Conservation of web pages
Neil Sloane, Oct 08, 2013:
In 50 years most of the present links to web pages won't work any more, unless we have a backup copy on the OEIS web site. So we should start making copies of all the private web pages that we link to from the sequence entries. If possible we try to get permission first, of course, but in many cases it may already be too late for that, and we will have to use the Wayback Machine to recover the page. What I recommend is that we have a duplicate for each link:
- J. Smith, <a href="etc etc, [the original link]
- J. Smith, <a href="a123456.***> [cached copy]
For an example where we have a successfully cached copy, see A213000. For an example of an unsuccessful cache, see A080104. Furthermore, Hugo P. has pointed out to me that many publishers seem to have changed their policy, and articles that were formerly free are now hidden behind pay walls. So that links that used to work don't any more. I'm not sure how to deal with that problem.
Anyway, there are a LOT of links in the OEIS, so this is something where everyone can help. This "crowd-sourcing" may be the only way to solve the problem. If you see a link in A123456, say, to J. Smith, <a href="http://example.com/homepage/file.html">Title</a>, then:
- ask permission from J. Smith, explaining why we are doing this (basically because we hope the OEIS will be around for hundreds of years, and so it is to everyone's advantage to preserve these pages),
- and then make a copy called a123456.html (the file name should start with the A-number, with a lower case a)
- edit A123456 to upload a123456.html,and create a link saying
- J. Smith, <a href="a123456.html">Title</a> [Cached copy]
- The same thing with jpg, gif, pdf, etc files.
- Of course if there are subsidiary files called by the page, you need to copy them too.

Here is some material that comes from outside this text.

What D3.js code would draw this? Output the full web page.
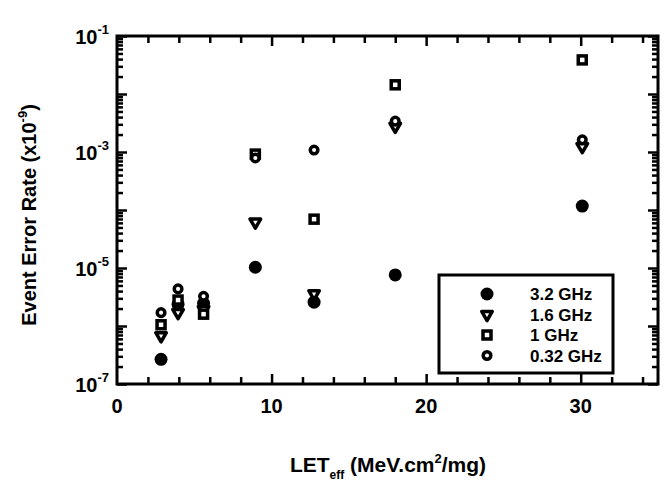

Comment from Joseph S. Myers, Oct 08 2013: There have also been changes in the other direction.
- For example, http://www.elsevier.com/about/open-access/open-archives lists 97 Elsevier journals in which older articles (typically more than 48 months old) are open access and could usefully have references in OEIS turned into links.
- There are plenty of other journals where old references could usefully be turned into links as well (Mathematics of Computation is one with a large numbers of references in OEIS - typically as Math. Comp. - and open archives up to five years ago).
Comment from Max Alekseyev, Oct 08 2013: There is an on-demand archiving service WebCite http://en.wikipedia.org/wiki/WebCite. In fact, Wikipedia actively employs it: * http://en.wikipedia.org/wiki/Wikipedia:Using_WebCite
Comment from Brendan McKay, Oct 10 2013:
- A good fraction of pages on the web can't be adequately archived just by saving the html file initially linked to, and there might not even be one. You have to save images as well, and active elements (that use a program running on the server to compute content) are more or less impossible to archive. The fraction of web pages generated directly from an html file decreases every year.
- You could instead consider archiving an image of the linked page, rather than its html content. That won't handle web sites with complex structure, but it will permanently record what first appeared when the link was clicked. Presumably there are tools for this.
- Even without that problem, I frankly can't see this ever getting more than partial coverage, due to the labour of asking permission.
- As far as I know permission is not legally required for archiving, and especially not for archiving the page image (otherwise Google is in billions of troubles).
- I suggest you instead create an opt-out system and automatically archive external links as they are added.